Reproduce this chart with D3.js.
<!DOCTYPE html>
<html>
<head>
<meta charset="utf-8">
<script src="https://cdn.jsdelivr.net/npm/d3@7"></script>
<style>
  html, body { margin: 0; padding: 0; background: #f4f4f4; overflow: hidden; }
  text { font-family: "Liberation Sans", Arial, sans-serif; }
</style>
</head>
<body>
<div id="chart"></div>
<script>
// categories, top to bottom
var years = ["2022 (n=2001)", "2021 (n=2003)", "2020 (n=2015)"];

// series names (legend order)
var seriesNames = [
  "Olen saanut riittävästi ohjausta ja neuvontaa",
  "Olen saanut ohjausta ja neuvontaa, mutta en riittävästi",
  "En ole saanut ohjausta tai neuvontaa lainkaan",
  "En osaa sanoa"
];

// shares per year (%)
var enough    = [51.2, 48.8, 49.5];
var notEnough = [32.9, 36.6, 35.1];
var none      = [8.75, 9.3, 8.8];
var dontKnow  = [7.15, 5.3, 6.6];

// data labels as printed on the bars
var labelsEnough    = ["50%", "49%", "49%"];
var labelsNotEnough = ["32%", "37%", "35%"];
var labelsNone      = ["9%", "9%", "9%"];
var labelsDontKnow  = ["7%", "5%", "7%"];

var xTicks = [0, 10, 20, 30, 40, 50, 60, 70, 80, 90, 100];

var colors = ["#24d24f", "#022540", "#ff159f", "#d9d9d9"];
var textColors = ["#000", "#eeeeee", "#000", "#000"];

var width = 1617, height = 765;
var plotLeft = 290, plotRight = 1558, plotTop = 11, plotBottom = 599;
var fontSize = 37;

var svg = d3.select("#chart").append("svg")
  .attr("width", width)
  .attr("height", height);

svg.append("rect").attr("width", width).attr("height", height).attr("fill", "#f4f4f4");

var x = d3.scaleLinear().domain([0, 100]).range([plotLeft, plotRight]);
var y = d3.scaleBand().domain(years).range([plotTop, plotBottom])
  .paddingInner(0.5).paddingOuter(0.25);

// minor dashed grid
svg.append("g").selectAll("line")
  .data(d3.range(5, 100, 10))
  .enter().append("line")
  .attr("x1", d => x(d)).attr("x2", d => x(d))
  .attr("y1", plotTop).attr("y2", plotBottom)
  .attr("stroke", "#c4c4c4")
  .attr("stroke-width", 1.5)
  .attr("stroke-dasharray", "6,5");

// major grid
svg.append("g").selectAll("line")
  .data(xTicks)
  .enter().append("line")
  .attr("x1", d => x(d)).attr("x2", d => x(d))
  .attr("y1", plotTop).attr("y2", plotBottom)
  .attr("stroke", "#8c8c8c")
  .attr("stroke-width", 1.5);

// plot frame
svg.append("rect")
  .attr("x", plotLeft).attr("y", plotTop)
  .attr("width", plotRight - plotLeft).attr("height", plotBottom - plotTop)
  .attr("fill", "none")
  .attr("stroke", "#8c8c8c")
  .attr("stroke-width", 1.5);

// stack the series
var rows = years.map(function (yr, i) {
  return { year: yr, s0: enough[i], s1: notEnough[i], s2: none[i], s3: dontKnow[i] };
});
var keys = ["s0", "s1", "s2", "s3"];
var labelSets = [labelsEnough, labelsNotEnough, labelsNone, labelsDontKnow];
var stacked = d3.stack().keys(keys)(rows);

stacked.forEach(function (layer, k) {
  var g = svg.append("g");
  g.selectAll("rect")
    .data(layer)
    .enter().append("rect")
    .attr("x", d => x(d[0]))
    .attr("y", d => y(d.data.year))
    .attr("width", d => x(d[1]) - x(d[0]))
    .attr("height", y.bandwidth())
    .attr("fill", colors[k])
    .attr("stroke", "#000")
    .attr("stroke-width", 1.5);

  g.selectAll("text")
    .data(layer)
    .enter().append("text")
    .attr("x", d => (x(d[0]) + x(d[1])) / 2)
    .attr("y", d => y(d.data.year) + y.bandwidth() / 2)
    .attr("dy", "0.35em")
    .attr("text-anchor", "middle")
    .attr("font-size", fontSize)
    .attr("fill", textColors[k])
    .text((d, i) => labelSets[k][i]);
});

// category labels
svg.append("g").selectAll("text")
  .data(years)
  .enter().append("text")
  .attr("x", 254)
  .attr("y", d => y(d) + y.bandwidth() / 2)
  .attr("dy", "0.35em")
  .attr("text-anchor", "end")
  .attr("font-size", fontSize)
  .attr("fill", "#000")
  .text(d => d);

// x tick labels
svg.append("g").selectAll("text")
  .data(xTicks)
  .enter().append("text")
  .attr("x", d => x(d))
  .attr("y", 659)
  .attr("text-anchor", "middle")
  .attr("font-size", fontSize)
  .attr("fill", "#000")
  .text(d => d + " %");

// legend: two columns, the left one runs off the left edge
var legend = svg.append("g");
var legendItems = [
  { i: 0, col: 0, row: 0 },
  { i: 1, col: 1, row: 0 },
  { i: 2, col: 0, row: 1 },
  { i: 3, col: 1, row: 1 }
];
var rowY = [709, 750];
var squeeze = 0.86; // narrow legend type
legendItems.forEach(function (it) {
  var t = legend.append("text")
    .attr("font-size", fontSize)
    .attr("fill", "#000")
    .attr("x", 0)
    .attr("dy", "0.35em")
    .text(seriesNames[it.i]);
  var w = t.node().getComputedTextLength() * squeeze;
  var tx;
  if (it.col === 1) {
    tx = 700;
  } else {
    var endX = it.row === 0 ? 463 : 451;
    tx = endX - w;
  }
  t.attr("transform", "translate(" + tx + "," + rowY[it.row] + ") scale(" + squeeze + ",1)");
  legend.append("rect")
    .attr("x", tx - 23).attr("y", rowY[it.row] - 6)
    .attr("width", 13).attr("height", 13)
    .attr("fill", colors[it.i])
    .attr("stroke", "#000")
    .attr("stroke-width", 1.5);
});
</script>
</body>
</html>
= = = = =
Stated problem:
Print, please, the lines from the first line of the material through the line that contains "[7.15, 5.3, 6.6];", exactly as written and with nothing added.

Output of the task:
Reproduce this chart with D3.js.
<!DOCTYPE html>
<html>
<head>
<meta charset="utf-8">
<script src="https://cdn.jsdelivr.net/npm/d3@7"></script>
<style>
  html, body { margin: 0; padding: 0; background: #f4f4f4; overflow: hidden; }
  text { font-family: "Liberation Sans", Arial, sans-serif; }
</style>
</head>
<body>
<div id="chart"></div>
<script>
// categories, top to bottom
var years = ["2022 (n=2001)", "2021 (n=2003)", "2020 (n=2015)"];

// series names (legend order)
var seriesNames = [
  "Olen saanut riittävästi ohjausta ja neuvontaa",
  "Olen saanut ohjausta ja neuvontaa, mutta en riittävästi",
  "En ole saanut ohjausta tai neuvontaa lainkaan",
  "En osaa sanoa"
];

// shares per year (%)
var enough    = [51.2, 48.8, 49.5];
var notEnough = [32.9, 36.6, 35.1];
var none      = [8.75, 9.3, 8.8];
var dontKnow  = [7.15, 5.3, 6.6];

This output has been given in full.